Rows from a dataset of charts and code
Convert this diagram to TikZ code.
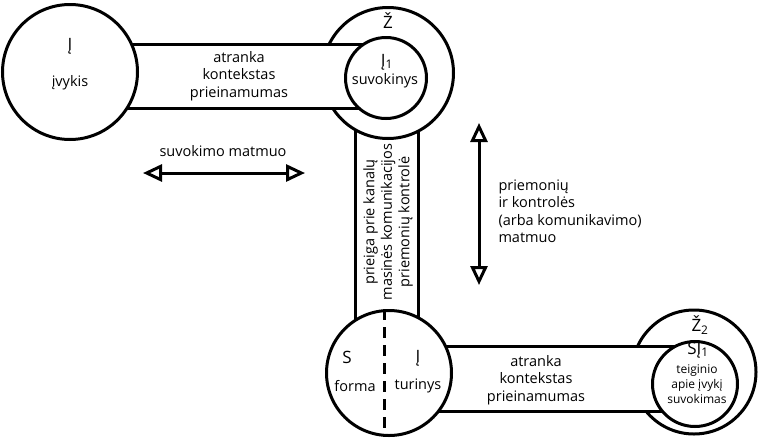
\documentclass[tikz,border=0pt]{standalone}
\usepackage{fontspec}
\setmainfont{Open Sans}
\usetikzlibrary{arrows.meta, positioning}

\begin{document}
\begin{tikzpicture}[x=1pt, y=-1pt, line width=3pt,
      ring/.style={draw, circle, fill=white, inner sep=0pt, minimum size=#1},
      band/.style={fill=white, draw=none},
      lbl/.style={font=\fontsize{14.5}{17.5}\selectfont, align=center, inner sep=0pt},
      sym/.style={font=\fontsize{17}{20}\selectfont, inner sep=0pt},
      dimarrow/.style={{Triangle[open, length=19pt, width=17pt]}-{Triangle[open, length=19pt, width=17pt]}, line width=3pt}]

    \useasboundingbox (0,0) rectangle (758,445);

    % Vertical band (under the rings)
    \path[band] (355,73) rectangle (418,373);
    \draw (355,73) -- (355,373);
    \draw (418,73) -- (418,373);

    % Outer rings
    \node[ring=131pt] (zo)  at (388,73)  {};
    \node[ring=124pt] (zo2) at (694,372) {};

    % Horizontal bands
    \path[band] (70,44) rectangle (386,108);
    \draw (70,44) -- (386,44);
    \draw (70,108) -- (386,108);
    \path[band] (389,346) rectangle (695,411);
    \draw (389,346) -- (695,346);
    \draw (389,411) -- (695,411);

    % Circles on top
    \node[ring=135pt] (ev)  at (70,72)   {};
    \node[ring=125pt] (sf)  at (389,373) {};
    \node[ring=81pt]  (zi)  at (386,78)  {};
    \node[ring=85pt]  (zi2) at (695,384) {};
    \draw[dash pattern=on 11pt off 7pt]
        ([xshift=-5pt]sf.north) -- ([xshift=-5pt]sf.south);

    % Texts
    \node[sym] (evsym)  at (70,46)   {Į};
    \node[lbl] (evtxt)  at (70,83)   {įvykis};
    \node[sym] (zsym)   at (388,21)  {Ž};
    \node[sym] (zisym)  at (387,62)  {Į\textsubscript{1}};
    \node[lbl] (zitxt)  at (385,81)  {suvokinys};
    \node[lbl] (toptxt) at (239,76)  {atranka\\kontekstas\\prieinamumas};
    \node[lbl, rotate=90] (vtxt) at (388,222) {prieiga prie kanalų\\masinės komunikacijos\\priemonių kontrolė};
    \node[sym] (ssym)   at (347,357) {S};
    \node[sym] (tsym)   at (418,358) {Į};
    \node[lbl] (ftxt)   at (355,386) {forma};
    \node[lbl] (ttxt)   at (418,386) {turinys};
    \node[lbl] (bottxt) at (536,380) {atranka\\kontekstas\\prieinamumas};
    \node[sym] (z2sym)  at (700,325) {Ž\textsubscript{2}};
    \node[sym] (sisym)  at (698,350) {SĮ\textsubscript{1}};
    \node[lbl, font=\fontsize{12}{15}\selectfont] (z2txt) at (697,384) {teiginio\\apie įvykį\\suvokimas};

    % Dimension arrows
    \node[lbl] (hdim) at (223,151) {suvokimo matmuo};
    \coordinate (h1) at (143,173);
    \coordinate (h2) at (305,173);
    \draw[dimarrow] (h1) -- (h2);
    \coordinate (v1) at (479,123);
    \coordinate (v2) at (479,285);
    \draw[dimarrow] (v1) -- (v2);
    \node[lbl, align=left, anchor=west] (vdim) at (497,211) {priemonių\\ir kontrolės\\(arba komunikavimo)\\matmuo};

\end{tikzpicture}
\end{document}
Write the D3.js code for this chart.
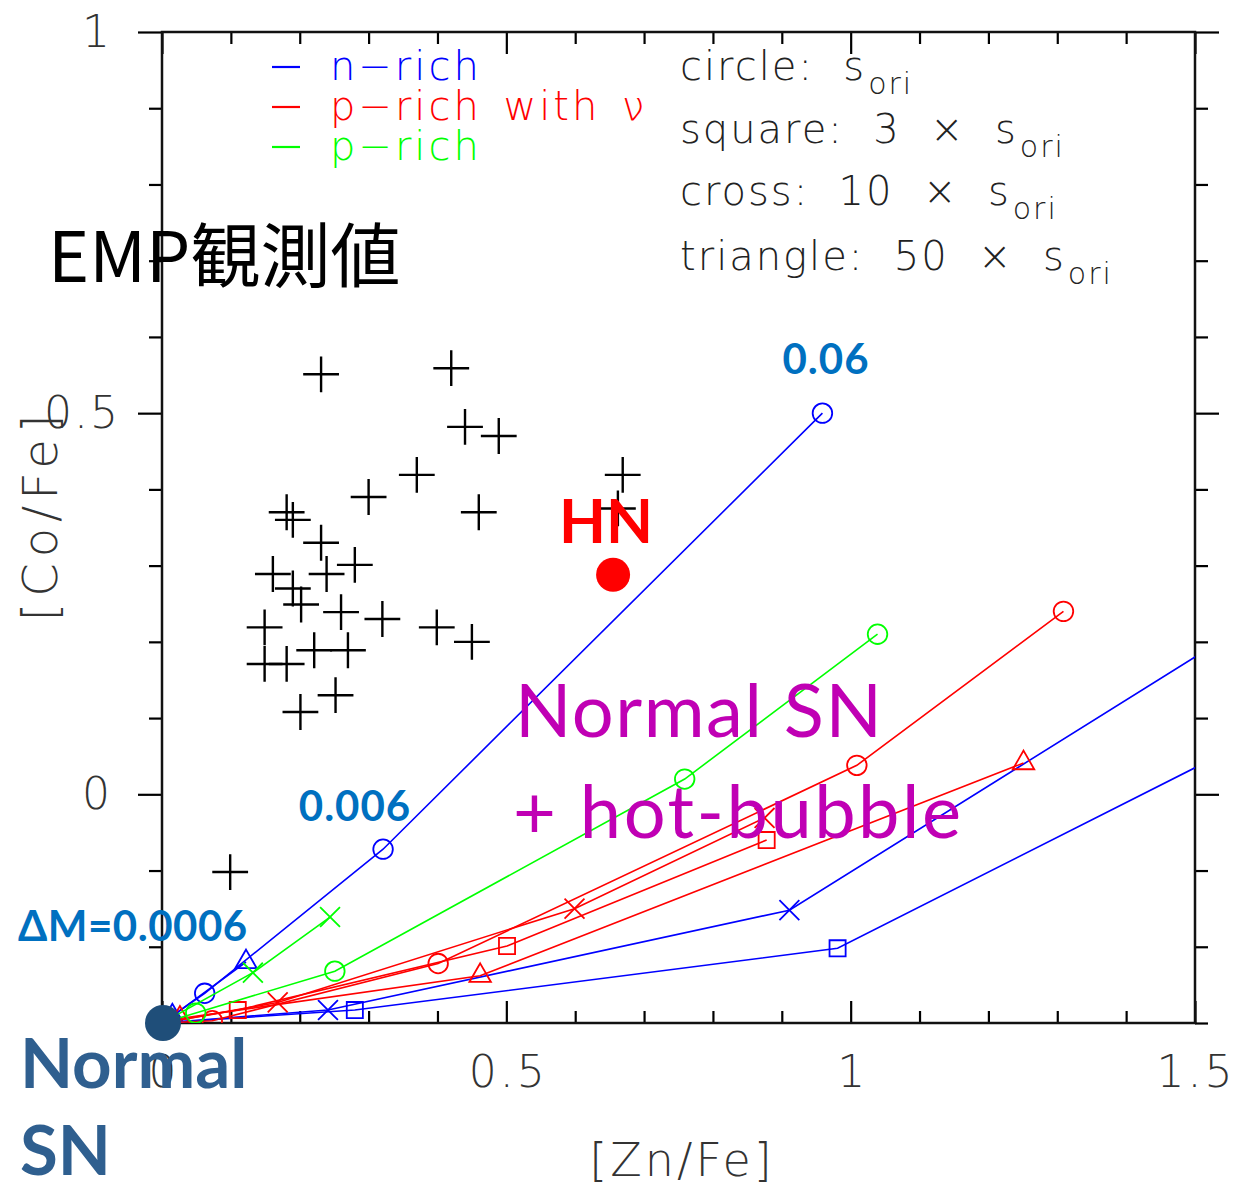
<!DOCTYPE html>
<html lang="en">
<head>
  <meta charset="UTF-8">
  <title>[Co/Fe] vs [Zn/Fe]</title>
  <style>
    body { margin: 0; background: #fff; }
    svg { display: block; }
    .tick-label { font-family: "DejaVu Sans", sans-serif; font-weight: 200; fill: #333; }
    .legend { font-family: "DejaVu Sans", sans-serif; font-weight: 200; }
    .note { font-family: Lato, "Open Sans", sans-serif; }
  </style>
  <script src="https://d3js.org/d3.v7.min.js"></script>
</head>
<body>
  <svg width="1235" height="1191"></svg>
  <script>
    // observed EMP stars ([Zn/Fe], [Co/Fe])
    const obsZn = [0.231, 0.420, 0.440, 0.489, 0.370, 0.300, 0.181, 0.190, 0.460, 0.231,
                   0.161, 0.239, 0.280, 0.190, 0.202, 0.260, 0.320, 0.149, 0.399, 0.450,
                   0.221, 0.270, 0.149, 0.181, 0.252, 0.201, 0.099, 0.669, 0.662];
    const obsCo = [0.551, 0.559, 0.482, 0.470, 0.419, 0.390, 0.370, 0.360, 0.370, 0.330,
                   0.289, 0.289, 0.301, 0.270, 0.249, 0.239, 0.230, 0.219, 0.219, 0.200,
                   0.189, 0.189, 0.171, 0.171, 0.130, 0.108, -0.102, 0.419, 0.375];

    // model tracks, starting from the normal SN point
    const normalSN = [0, -0.3];
    const hnPoint = [0.655, 0.288];

    const nRichCircle   = [[0.062, -0.261], [0.321, -0.072], [0.959, 0.500]];
    const nRichTriangle = [[0.015, -0.291], [0.122, -0.220]];
    const nRichCross    = [[0.241, -0.283], [0.911, -0.152], [2.0, 0.462]];
    const nRichSquare   = [[0.280, -0.283], [0.981, -0.202], [2.0, 0.263]];

    const pNuCircle   = [[0.073, -0.297], [0.401, -0.222], [1.009, 0.038], [1.309, 0.240]];
    const pNuSquare   = [[0.110, -0.283], [0.501, -0.199], [0.878, -0.060]];
    const pNuCross    = [[0.168, -0.273], [0.599, -0.150], [0.875, -0.031]];
    const pNuTriangle = [[0.026, -0.294], [0.462, -0.238], [1.251, 0.041]];

    const pCircle = [[0.049, -0.287], [0.251, -0.232], [0.759, 0.020], [1.039, 0.210]];
    const pCross  = [[0.132, -0.234], [0.244, -0.161]];

    const xTicks = [0, 0.5, 1, 1.5];
    const yTicks = [0, 0.5, 1];
    const legendItems = ["n\u2212rich", "p\u2212rich with \u03bd", "p\u2212rich"];
    const entropyNotes = ["circle:  s", "square:  3  \u00d7  s", "cross:  10  \u00d7  s", "triangle:  50  \u00d7  s"];

    const blue = "#0000ff", red = "#ff0000", green = "#00ff00";

    const tracks = [
      {pts: nRichCircle, color: blue, shape: "circle"},
      {pts: nRichTriangle, color: blue, shape: "triangle"},
      {pts: nRichCross, color: blue, shape: "cross"},
      {pts: nRichSquare, color: blue, shape: "square"},
      {pts: pNuCircle, color: red, shape: "circle"},
      {pts: pNuSquare, color: red, shape: "square"},
      {pts: pNuCross, color: red, shape: "cross"},
      {pts: pNuTriangle, color: red, shape: "triangle"},
      {pts: pCircle, color: green, shape: "circle"},
      {pts: pCross, color: green, shape: "cross"}
    ];

    const plotL = 162, plotR = 1195, plotT = 32, plotB = 1023;

    const x = d3.scaleLinear().domain([0, 1.5]).range([plotL, plotR]);
    const y = d3.scaleLinear().domain([-0.3, 1]).range([plotB, plotT]);

    const svg = d3.select("svg");

    svg.append("defs").append("clipPath").attr("id", "plot")
      .append("rect").attr("x", plotL).attr("y", plotT)
      .attr("width", plotR - plotL).attr("height", plotB - plotT);

    // axes: x ticks point inward, y ticks point outward
    const minorX = d3.range(0, 1.501, 0.1);
    const minorY = d3.range(-0.3, 1.001, 0.1);
    const isMajor = d => Math.abs(d * 2 - Math.round(d * 2)) < 1e-6;

    svg.append("g").attr("transform", `translate(0,${plotB})`)
      .call(d3.axisTop(x).tickValues(minorX).tickSize(12).tickFormat(""))
      .call(g => g.selectAll(".tick line").attr("stroke-width", 2.2).filter(isMajor).attr("y2", -22));
    svg.append("g").attr("transform", `translate(0,${plotT})`)
      .call(d3.axisBottom(x).tickValues(minorX).tickSize(12).tickFormat(""))
      .call(g => g.selectAll(".tick line").attr("stroke-width", 2.2).filter(isMajor).attr("y2", 22));
    svg.append("g").attr("transform", `translate(${plotL},0)`)
      .call(d3.axisLeft(y).tickValues(minorY).tickSize(13).tickFormat(""))
      .call(g => g.selectAll(".tick line").attr("stroke-width", 2.2).filter(isMajor).attr("x2", -24));
    svg.append("g").attr("transform", `translate(${plotR},0)`)
      .call(d3.axisRight(y).tickValues(minorY).tickSize(13).tickFormat(""))
      .call(g => g.selectAll(".tick line").attr("stroke-width", 2.2).filter(isMajor).attr("x2", 24));
    svg.selectAll(".domain").remove();
    svg.append("rect").attr("x", plotL).attr("y", plotT)
      .attr("width", plotR - plotL).attr("height", plotB - plotT)
      .attr("fill", "none").attr("stroke", "#111").attr("stroke-width", 2.5);

    svg.append("g").selectAll("text").data(xTicks).join("text")
      .attr("class", "tick-label").attr("font-size", 44).attr("letter-spacing", 3)
      .attr("x", d => Math.min(x(d) + 2, 1196)).attr("y", 1087).attr("text-anchor", "middle")
      .text(d => d);
    svg.append("g").selectAll("text").data(yTicks).join("text")
      .attr("class", "tick-label").attr("font-size", 44).attr("letter-spacing", 2)
      .attr("x", d => d === 0.5 ? 120 : 112).attr("y", d => y(d) + 15).attr("text-anchor", "end")
      .text(d => d);

    svg.append("text").attr("class", "tick-label").attr("font-size", 46).attr("letter-spacing", 3)
      .attr("x", 682).attr("y", 1176).attr("text-anchor", "middle").text("[Zn/Fe]");
    svg.append("text").attr("class", "tick-label").attr("font-size", 48).attr("letter-spacing", 6)
      .attr("transform", "translate(57,515) rotate(-90)")
      .attr("text-anchor", "middle").text("[Co/Fe]");

    // observations
    svg.append("g").selectAll("path").data(obsZn).join("path")
      .attr("transform", (d, i) => `translate(${x(d)},${y(obsCo[i])})`)
      .attr("d", d3.symbol(d3.symbolPlus, 420))
      .attr("fill", "none").attr("stroke", "#000").attr("stroke-width", 2.4);

    // model tracks
    const shapes = {
      circle: d3.symbol(d3.symbolCircle, 300),
      square: d3.symbol(d3.symbolSquare2, 330),
      cross: d3.symbol(d3.symbolTimes, 260),
      triangle: d3.symbol(d3.symbolTriangle2, 330)
    };
    const line = d3.line().x(d => x(d[0])).y(d => y(d[1]));
    const trackG = svg.append("g").attr("clip-path", "url(#plot)");
    tracks.forEach(t => {
      const pts = [normalSN].concat(t.pts);
      trackG.append("path").attr("d", line(pts))
        .attr("fill", "none").attr("stroke", t.color).attr("stroke-width", 1.6);
      trackG.append("g").selectAll("path").data(t.pts).join("path")
        .attr("transform", d => `translate(${x(d[0])},${y(d[1])})`)
        .attr("d", shapes[t.shape])
        .attr("fill", "none").attr("stroke", t.color).attr("stroke-width", 1.8);
    });

    // legend
    const legendColors = [blue, red, green];
    const lg = svg.append("g").attr("class", "legend");
    legendItems.forEach((s, i) => {
      const yy = 80 + i * 40;
      lg.append("line").attr("x1", 272).attr("x2", 300).attr("y1", yy - 13).attr("y2", yy - 13)
        .attr("stroke", legendColors[i]).attr("stroke-width", 2.2);
      lg.append("text").attr("x", 330).attr("y", yy).attr("font-size", 40)
        .attr("letter-spacing", 3).attr("word-spacing", 6)
        .attr("fill", legendColors[i]).style("white-space", "pre").text(s);
    });
    entropyNotes.forEach((n, i) => {
      const t = lg.append("text").attr("x", 680).attr("y", [80, 143, 205, 270][i])
        .attr("font-size", 40).attr("letter-spacing", 2).attr("fill", "#222").style("white-space", "pre");
      t.append("tspan").text(n);
      t.append("tspan").attr("dx", 2).attr("dy", 14).attr("font-size", 30).text("ori");
    });

    // annotations
    const note = svg.append("g").attr("class", "note");
    note.append("text").attr("x", 48).attr("y", 282).attr("font-size", 70)
      .attr("font-family", "'Noto Sans CJK JP', sans-serif").attr("fill", "#000").text("EMP観測値");
    note.append("text").attr("x", 826).attr("y", 374).attr("text-anchor", "middle")
      .attr("font-size", 42).attr("letter-spacing", 1).attr("font-weight", 700).attr("fill", "#0070c0").text("0.06");
    note.append("text").attr("x", 355).attr("y", 821).attr("text-anchor", "middle")
      .attr("font-size", 42).attr("letter-spacing", 1).attr("font-weight", 700).attr("fill", "#0070c0").text("0.006");
    note.append("text").attr("x", 18).attr("y", 941)
      .attr("font-size", 42).attr("letter-spacing", 0.5).attr("font-weight", 700).attr("fill", "#0070c0").text("\u0394M=0.0006");

    svg.append("circle").attr("cx", x(hnPoint[0])).attr("cy", y(hnPoint[1])).attr("r", 17).attr("fill", "#ff0000");
    note.append("text").attr("x", 606).attr("y", 543).attr("text-anchor", "middle")
      .attr("font-size", 61).attr("font-weight", 700).attr("fill", "#ff0000").text("HN");

    note.append("text").attr("x", 515).attr("y", 737).attr("font-size", 74).attr("letter-spacing", 1.5)
      .attr("fill", "#c000b4").text("Normal SN");
    note.append("text").attr("x", 513).attr("y", 838).attr("font-size", 74).attr("letter-spacing", 2.5)
      .attr("fill", "#c000b4").style("white-space", "pre").text("+ hot-bubble");

    svg.append("circle").attr("cx", x(normalSN[0]) + 1).attr("cy", y(normalSN[1])).attr("r", 18).attr("fill", "#1f4e79");
    note.append("text").attr("x", 20).attr("y", 1088).attr("font-size", 69)
      .attr("font-weight", 700).attr("fill", "#2f5f8f").text("Normal");
    note.append("text").attr("x", 20).attr("y", 1175).attr("font-size", 69)
      .attr("font-weight", 700).attr("fill", "#2f5f8f").text("SN");
  </script>
</body>
</html>
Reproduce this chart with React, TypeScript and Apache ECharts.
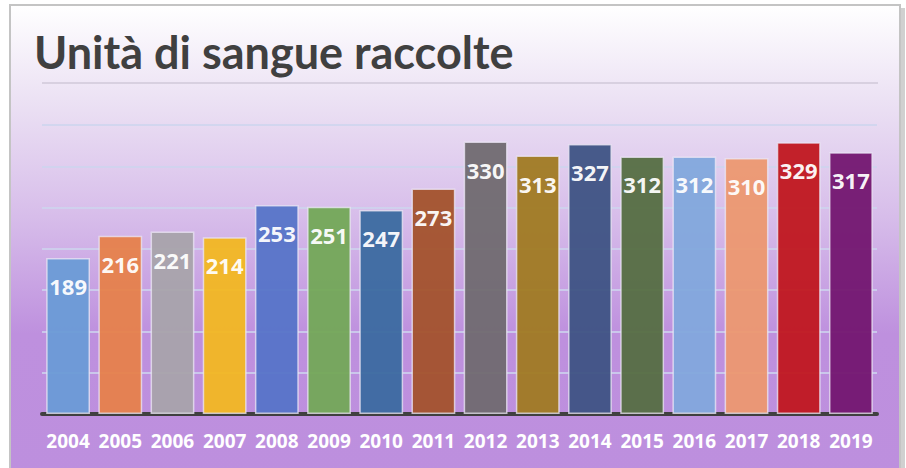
import React, { useEffect, useRef } from "react";
import * as echarts from "echarts";

const years = ["2004","2005","2006","2007","2008","2009","2010","2011","2012","2013","2014","2015","2016","2017","2018","2019"];
const units = [189,216,221,214,253,251,247,273,330,313,327,312,312,310,329,317];
const barColors = ["#6a9bd6","#e6814b","#a8a3ab","#f2b722","#5674c8","#73a857","#3b6aa0","#a3522c","#706a70","#a07a22","#3e5384","#556e42","#82a8dc","#ec9870","#c0171f","#731670"];
const titleText = "Unità di sangue raccolte";

export default function App() {
  const ref = useRef<HTMLDivElement>(null);
  useEffect(() => {
    document.body.style.margin = "0";
    const chart = echarts.init(ref.current!, null, { renderer: "svg" });
    chart.setOption({
      animation: false,
      backgroundColor: "#ffffff",
      graphic: [
        {
          type: "rect",
          z: -10,
          silent: true,
          shape: { x: 10, y: 5, width: 890, height: 470 },
          style: {
            fill: new echarts.graphic.LinearGradient(0, 0, 0, 1, [
              { offset: 0, color: "#ffffff" },
              { offset: 0.2, color: "#ece2f4" },
              { offset: 0.45, color: "#d7bdea" },
              { offset: 0.7, color: "#be90de" },
              { offset: 1, color: "#bd8fde" },
            ]),
            stroke: "#c4c4c4",
            lineWidth: 2,
          },
        },
        {
          type: "rect",
          z: -11,
          silent: true,
          shape: { x: 901, y: 8, width: 4, height: 470 },
          style: { fill: "#d0d0d0" },
        },
        {
          type: "line",
          silent: true,
          shape: { x1: 42, y1: 83, x2: 878, y2: 83 },
          style: { stroke: "#d8d0e0", lineWidth: 2 },
        },
        {
          type: "text",
          left: 34,
          top: 29,
          style: {
            text: titleText,
            fontFamily: "Lato",
            fontWeight: "bold",
            fontSize: 45,
            fill: "#404040",
          },
        },
      ],
      grid: { left: 42, right: 29, top: 125, bottom: 54, containLabel: false },
      xAxis: {
        type: "category",
        data: years,
        axisLine: { lineStyle: { color: "#404040", width: 4 } },
        axisTick: { show: false },
        axisLabel: {
          color: "#ffffff",
          fontWeight: "bold",
          fontSize: 19,
          fontFamily: "Open Sans",
          margin: 17,
          interval: 0,
        },
      },
      yAxis: {
        type: "value",
        min: 0,
        max: 350,
        interval: 50,
        axisLabel: { show: false },
        axisLine: { show: false },
        axisTick: { show: false },
        splitLine: { lineStyle: { color: "rgba(205,212,238,0.8)", width: 2 } },
      },
      series: [
        {
          type: "bar",
          barCategoryGap: "16%",
          data: units.map((v, i) => ({
            value: v,
            itemStyle: { color: barColors[i] },
          })),
          itemStyle: {
            opacity: 0.95,
            borderColor: "rgba(235,230,245,0.8)",
            borderWidth: 1.5,
          },
          label: {
            show: true,
            position: "insideTop",
            distance: 17,
            color: "#ffffff",
            fontWeight: "bold",
            fontSize: 22,
            fontFamily: "Open Sans",
          },
        },
      ],
    });
    return () => chart.dispose();
  }, []);
  return <div ref={ref} style={{ width: 906, height: 468 }} />;
}
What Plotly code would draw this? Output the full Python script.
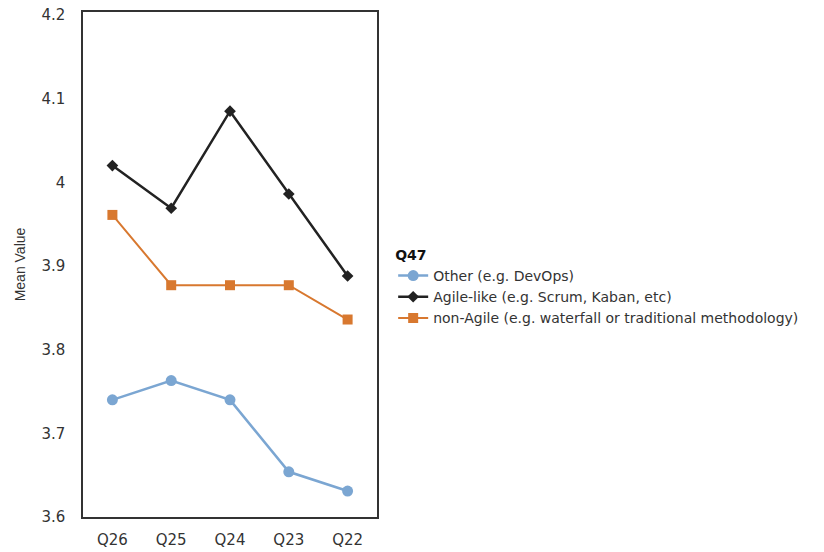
import plotly.graph_objects as go

categories = ["Q26", "Q25", "Q24", "Q23", "Q22"]
other_vals = [3.740, 3.763, 3.740, 3.654, 3.631]
agile_vals = [4.020, 3.969, 4.085, 3.986, 3.888]
nonagile_vals = [3.961, 3.877, 3.877, 3.877, 3.836]
y_ticks = [3.6, 3.7, 3.8, 3.9, 4.0, 4.1, 4.2]
y_tick_text = ["3.6", "3.7", "3.8", "3.9", "4", "4.1", "4.2"]

fig = go.Figure()
fig.add_trace(go.Scatter(
    x=categories, y=other_vals, mode="lines+markers",
    name="Other (e.g. DevOps)",
    line=dict(color="#7BA6D2", width=2.5),
    marker=dict(symbol="circle", size=11, color="#7BA6D2"),
))
fig.add_trace(go.Scatter(
    x=categories, y=agile_vals, mode="lines+markers",
    name="Agile-like (e.g. Scrum, Kaban, etc)",
    line=dict(color="#222222", width=2.5),
    marker=dict(symbol="diamond", size=9, color="#222222"),
))
fig.add_trace(go.Scatter(
    x=categories, y=nonagile_vals, mode="lines+markers",
    name="non-Agile (e.g. waterfall or traditional methodology)",
    line=dict(color="#D8782F", width=2),
    marker=dict(symbol="square", size=10, color="#D8782F"),
))

wide_font = "DejaVu Sans, Verdana, sans-serif"
narrow_font = "Liberation Sans, Arial, sans-serif"
fig.update_layout(
    width=824, height=552,
    margin=dict(l=83, r=447, t=12, b=35),
    paper_bgcolor="white", plot_bgcolor="white",
    font=dict(family=wide_font, size=14, color="#333333"),
    showlegend=True,
    legend=dict(
        title=dict(text="<b>Q47</b>", font=dict(family=wide_font, size=14, color="#111111")),
        x=1.055, xanchor="left", y=0.545, yanchor="top",
        font=dict(family=wide_font, size=14, color="#333333"),
        tracegroupgap=0, itemwidth=30,
        bgcolor="rgba(0,0,0,0)",
    ),
    xaxis=dict(
        type="category", range=[-0.5, 4.5], automargin=False,
        showgrid=False, zeroline=False,
        showline=True, linecolor="#333333", linewidth=1.5, mirror=True,
        ticks="", ticklabelstandoff=8,
        tickfont=dict(family=wide_font, size=15, color="#333333"),
    ),
    yaxis=dict(
        range=[3.6, 4.2035], automargin=False,
        tickvals=y_ticks, ticktext=y_tick_text,
        showgrid=False, zeroline=False,
        showline=True, linecolor="#333333", linewidth=1.5, mirror=True,
        ticks="", ticklabelstandoff=13,
        tickfont=dict(family=wide_font, size=15, color="#333333"),
        title=dict(text="Mean Value", font=dict(family=narrow_font, size=14, color="#333333"), standoff=12),
    ),
)

fig.write_html("out.html", config={"displayModeBar": False},
               post_script="document.body.style.margin='0';")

* The request *
Could the lines from the top of the material through the line with "(418,73) -- (418,373);" be repeated exactly, pictures left out?

* Exercise result *
Convert this diagram to TikZ code.
\documentclass[tikz,border=0pt]{standalone}
\usepackage{fontspec}
\setmainfont{Open Sans}
\usetikzlibrary{arrows.meta, positioning}

\begin{document}
\begin{tikzpicture}[x=1pt, y=-1pt, line width=3pt,
      ring/.style={draw, circle, fill=white, inner sep=0pt, minimum size=#1},
      band/.style={fill=white, draw=none},
      lbl/.style={font=\fontsize{14.5}{17.5}\selectfont, align=center, inner sep=0pt},
      sym/.style={font=\fontsize{17}{20}\selectfont, inner sep=0pt},
      dimarrow/.style={{Triangle[open, length=19pt, width=17pt]}-{Triangle[open, length=19pt, width=17pt]}, line width=3pt}]

    \useasboundingbox (0,0) rectangle (758,445);

    % Vertical band (under the rings)
    \path[band] (355,73) rectangle (418,373);
    \draw (355,73) -- (355,373);
    \draw (418,73) -- (418,373);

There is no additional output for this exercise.